> [Short problem] Pictures excluded, return the lines below from the first through the line holding "25%-75%; Отрезки: Размах".

> [Dataset section]
*****
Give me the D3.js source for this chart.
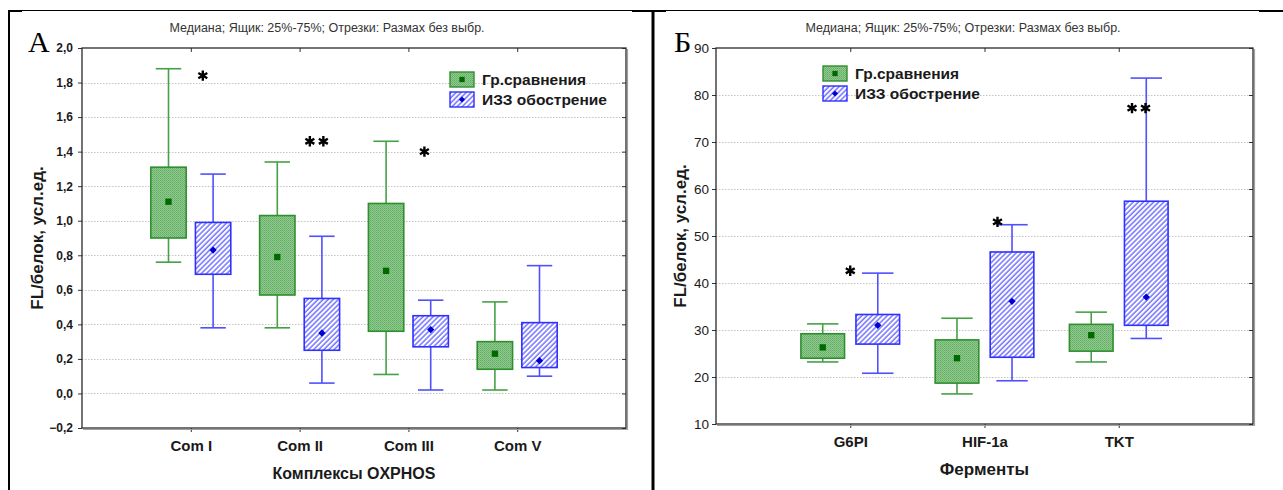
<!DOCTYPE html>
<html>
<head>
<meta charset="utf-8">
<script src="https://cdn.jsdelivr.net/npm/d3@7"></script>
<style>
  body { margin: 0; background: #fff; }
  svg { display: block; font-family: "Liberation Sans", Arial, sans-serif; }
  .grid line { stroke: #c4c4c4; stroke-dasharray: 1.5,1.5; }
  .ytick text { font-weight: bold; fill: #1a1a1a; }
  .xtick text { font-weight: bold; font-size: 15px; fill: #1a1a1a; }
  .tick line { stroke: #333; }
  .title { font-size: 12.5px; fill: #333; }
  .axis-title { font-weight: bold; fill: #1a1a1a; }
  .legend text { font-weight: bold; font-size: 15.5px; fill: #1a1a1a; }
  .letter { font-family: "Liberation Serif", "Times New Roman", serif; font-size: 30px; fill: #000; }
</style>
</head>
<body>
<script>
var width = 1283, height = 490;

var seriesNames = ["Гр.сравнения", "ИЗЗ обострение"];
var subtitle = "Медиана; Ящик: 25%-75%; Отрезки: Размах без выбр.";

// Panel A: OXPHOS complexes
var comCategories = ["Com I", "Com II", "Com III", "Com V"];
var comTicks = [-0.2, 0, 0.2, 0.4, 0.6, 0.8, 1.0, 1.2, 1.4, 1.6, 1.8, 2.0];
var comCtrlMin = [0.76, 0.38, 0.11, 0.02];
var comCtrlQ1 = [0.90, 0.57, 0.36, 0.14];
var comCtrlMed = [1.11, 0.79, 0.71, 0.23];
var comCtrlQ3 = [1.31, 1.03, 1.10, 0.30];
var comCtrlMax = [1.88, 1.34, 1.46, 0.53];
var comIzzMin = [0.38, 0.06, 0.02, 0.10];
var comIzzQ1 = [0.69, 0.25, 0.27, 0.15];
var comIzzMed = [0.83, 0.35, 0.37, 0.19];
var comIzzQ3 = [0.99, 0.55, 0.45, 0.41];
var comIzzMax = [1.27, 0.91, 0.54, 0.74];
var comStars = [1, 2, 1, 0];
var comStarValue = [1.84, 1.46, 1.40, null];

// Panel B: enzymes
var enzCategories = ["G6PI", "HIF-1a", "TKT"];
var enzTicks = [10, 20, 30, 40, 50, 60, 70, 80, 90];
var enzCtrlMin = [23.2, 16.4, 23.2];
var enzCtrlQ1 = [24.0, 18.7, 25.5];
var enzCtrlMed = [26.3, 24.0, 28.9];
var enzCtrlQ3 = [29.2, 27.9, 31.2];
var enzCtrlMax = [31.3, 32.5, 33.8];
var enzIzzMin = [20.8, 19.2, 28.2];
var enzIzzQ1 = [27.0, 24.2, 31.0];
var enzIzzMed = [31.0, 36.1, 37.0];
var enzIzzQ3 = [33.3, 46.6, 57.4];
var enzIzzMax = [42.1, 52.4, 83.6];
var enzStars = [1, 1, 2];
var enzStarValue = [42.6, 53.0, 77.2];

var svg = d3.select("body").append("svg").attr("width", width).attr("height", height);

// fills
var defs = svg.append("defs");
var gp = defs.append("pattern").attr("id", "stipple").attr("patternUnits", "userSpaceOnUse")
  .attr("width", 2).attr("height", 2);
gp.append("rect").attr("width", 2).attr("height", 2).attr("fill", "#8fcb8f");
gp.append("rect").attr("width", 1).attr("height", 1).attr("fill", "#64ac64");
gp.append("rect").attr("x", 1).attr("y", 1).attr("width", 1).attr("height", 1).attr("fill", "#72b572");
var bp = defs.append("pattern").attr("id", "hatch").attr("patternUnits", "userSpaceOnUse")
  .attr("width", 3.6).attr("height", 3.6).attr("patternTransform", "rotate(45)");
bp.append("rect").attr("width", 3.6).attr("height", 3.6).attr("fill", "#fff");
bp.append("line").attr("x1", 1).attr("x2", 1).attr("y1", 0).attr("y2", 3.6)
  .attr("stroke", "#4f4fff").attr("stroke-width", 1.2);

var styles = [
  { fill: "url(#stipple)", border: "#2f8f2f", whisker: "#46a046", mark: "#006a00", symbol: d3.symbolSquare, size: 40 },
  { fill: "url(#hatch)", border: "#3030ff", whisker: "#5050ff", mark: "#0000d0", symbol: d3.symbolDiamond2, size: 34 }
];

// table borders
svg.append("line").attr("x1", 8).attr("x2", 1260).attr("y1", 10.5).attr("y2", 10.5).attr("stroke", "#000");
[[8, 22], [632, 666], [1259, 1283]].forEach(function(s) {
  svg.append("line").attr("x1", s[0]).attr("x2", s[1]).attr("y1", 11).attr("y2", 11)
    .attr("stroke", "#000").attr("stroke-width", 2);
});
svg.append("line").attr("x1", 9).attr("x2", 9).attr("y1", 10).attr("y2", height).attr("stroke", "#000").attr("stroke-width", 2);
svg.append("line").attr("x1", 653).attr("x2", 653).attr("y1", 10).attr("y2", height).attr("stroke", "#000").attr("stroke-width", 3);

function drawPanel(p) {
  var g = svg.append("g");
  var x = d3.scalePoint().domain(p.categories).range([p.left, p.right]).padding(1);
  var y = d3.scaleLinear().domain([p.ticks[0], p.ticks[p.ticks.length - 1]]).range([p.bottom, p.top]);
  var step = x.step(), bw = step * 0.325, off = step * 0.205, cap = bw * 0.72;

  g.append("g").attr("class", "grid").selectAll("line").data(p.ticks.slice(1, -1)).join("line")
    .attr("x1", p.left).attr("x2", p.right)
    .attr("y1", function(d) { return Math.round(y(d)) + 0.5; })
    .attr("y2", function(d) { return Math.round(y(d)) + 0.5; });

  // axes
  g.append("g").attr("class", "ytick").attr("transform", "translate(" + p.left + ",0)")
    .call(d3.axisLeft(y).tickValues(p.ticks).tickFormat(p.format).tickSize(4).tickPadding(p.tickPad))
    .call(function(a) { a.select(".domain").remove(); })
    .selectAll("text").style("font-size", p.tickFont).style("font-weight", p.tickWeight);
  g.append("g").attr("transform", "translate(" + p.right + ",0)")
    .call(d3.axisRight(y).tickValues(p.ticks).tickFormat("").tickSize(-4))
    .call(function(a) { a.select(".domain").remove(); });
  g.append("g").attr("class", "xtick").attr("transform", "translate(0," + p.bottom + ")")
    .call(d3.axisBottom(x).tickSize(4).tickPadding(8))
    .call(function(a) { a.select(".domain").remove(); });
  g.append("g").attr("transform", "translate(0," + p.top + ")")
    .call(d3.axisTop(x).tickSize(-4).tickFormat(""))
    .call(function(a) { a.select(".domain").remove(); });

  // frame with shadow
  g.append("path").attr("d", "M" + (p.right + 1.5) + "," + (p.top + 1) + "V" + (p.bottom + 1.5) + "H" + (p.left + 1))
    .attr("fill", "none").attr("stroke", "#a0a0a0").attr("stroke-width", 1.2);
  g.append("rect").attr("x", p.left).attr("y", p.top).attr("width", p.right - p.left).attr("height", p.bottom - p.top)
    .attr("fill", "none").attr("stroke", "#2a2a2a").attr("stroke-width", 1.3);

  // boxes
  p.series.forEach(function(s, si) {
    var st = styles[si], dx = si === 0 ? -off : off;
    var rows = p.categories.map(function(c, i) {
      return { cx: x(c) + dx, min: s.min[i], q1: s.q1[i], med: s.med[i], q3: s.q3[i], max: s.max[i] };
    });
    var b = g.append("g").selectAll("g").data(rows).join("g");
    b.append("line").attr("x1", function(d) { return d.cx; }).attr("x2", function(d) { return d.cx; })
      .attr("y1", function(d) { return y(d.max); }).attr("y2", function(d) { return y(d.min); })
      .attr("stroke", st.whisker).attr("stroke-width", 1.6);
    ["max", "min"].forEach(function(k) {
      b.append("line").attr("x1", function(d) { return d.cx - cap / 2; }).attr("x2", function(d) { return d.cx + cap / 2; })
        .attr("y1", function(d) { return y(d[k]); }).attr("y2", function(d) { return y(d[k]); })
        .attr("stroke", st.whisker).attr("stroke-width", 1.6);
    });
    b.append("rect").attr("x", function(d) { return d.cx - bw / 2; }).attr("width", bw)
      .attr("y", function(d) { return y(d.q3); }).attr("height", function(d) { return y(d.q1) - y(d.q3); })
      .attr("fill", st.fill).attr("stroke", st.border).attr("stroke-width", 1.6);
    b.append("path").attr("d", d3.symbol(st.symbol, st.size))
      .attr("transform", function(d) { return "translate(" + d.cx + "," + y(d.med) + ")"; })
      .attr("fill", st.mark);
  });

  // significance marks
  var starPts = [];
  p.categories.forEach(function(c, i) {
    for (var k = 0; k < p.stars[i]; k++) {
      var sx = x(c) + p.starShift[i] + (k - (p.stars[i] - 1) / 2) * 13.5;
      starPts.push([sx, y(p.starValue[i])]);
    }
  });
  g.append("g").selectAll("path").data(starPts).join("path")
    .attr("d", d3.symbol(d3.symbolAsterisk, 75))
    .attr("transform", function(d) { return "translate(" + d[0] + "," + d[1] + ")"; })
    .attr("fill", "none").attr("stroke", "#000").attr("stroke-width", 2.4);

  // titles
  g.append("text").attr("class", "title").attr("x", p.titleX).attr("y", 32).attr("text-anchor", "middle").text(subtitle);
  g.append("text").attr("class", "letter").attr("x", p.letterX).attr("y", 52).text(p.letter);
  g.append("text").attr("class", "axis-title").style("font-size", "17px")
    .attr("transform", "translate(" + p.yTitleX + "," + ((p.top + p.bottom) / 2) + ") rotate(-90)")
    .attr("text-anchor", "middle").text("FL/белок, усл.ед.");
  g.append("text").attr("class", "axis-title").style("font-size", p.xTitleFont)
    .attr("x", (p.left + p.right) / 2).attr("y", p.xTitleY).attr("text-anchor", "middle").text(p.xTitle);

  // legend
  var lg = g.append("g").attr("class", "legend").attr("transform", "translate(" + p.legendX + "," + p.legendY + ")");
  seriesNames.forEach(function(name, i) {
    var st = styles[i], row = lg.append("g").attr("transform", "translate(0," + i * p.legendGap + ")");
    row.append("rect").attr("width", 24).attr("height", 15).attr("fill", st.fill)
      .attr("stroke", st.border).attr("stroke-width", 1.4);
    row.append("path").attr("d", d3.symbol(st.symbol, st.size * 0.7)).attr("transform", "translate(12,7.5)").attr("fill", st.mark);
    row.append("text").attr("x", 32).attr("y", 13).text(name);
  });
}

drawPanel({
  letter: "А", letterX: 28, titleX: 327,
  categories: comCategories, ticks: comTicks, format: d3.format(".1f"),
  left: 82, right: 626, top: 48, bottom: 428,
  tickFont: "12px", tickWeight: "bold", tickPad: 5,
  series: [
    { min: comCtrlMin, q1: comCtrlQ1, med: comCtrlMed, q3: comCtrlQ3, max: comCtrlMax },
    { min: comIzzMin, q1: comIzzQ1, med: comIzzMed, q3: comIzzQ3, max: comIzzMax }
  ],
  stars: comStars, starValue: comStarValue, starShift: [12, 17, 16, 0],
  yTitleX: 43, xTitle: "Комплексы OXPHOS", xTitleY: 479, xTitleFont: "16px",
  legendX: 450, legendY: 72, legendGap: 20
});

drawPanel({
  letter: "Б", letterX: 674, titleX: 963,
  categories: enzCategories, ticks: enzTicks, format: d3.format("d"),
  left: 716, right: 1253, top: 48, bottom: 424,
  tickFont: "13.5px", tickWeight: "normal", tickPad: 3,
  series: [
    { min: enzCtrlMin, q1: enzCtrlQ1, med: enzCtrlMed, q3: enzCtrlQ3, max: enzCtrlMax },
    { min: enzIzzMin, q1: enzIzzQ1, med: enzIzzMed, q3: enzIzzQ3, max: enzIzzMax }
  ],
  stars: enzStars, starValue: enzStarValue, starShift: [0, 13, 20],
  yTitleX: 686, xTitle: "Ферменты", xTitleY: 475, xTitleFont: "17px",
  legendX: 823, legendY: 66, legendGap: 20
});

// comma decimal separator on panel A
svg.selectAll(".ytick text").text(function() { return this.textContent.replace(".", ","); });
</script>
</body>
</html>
*****
> [Worked answer]
Give me the D3.js source for this chart.
<!DOCTYPE html>
<html>
<head>
<meta charset="utf-8">
<script src="https://cdn.jsdelivr.net/npm/d3@7"></script>
<style>
  body { margin: 0; background: #fff; }
  svg { display: block; font-family: "Liberation Sans", Arial, sans-serif; }
  .grid line { stroke: #c4c4c4; stroke-dasharray: 1.5,1.5; }
  .ytick text { font-weight: bold; fill: #1a1a1a; }
  .xtick text { font-weight: bold; font-size: 15px; fill: #1a1a1a; }
  .tick line { stroke: #333; }
  .title { font-size: 12.5px; fill: #333; }
  .axis-title { font-weight: bold; fill: #1a1a1a; }
  .legend text { font-weight: bold; font-size: 15.5px; fill: #1a1a1a; }
  .letter { font-family: "Liberation Serif", "Times New Roman", serif; font-size: 30px; fill: #000; }
</style>
</head>
<body>
<script>
var width = 1283, height = 490;

var seriesNames = ["Гр.сравнения", "ИЗЗ обострение"];
var subtitle = "Медиана; Ящик: 25%-75%; Отрезки: Размах без выбр.";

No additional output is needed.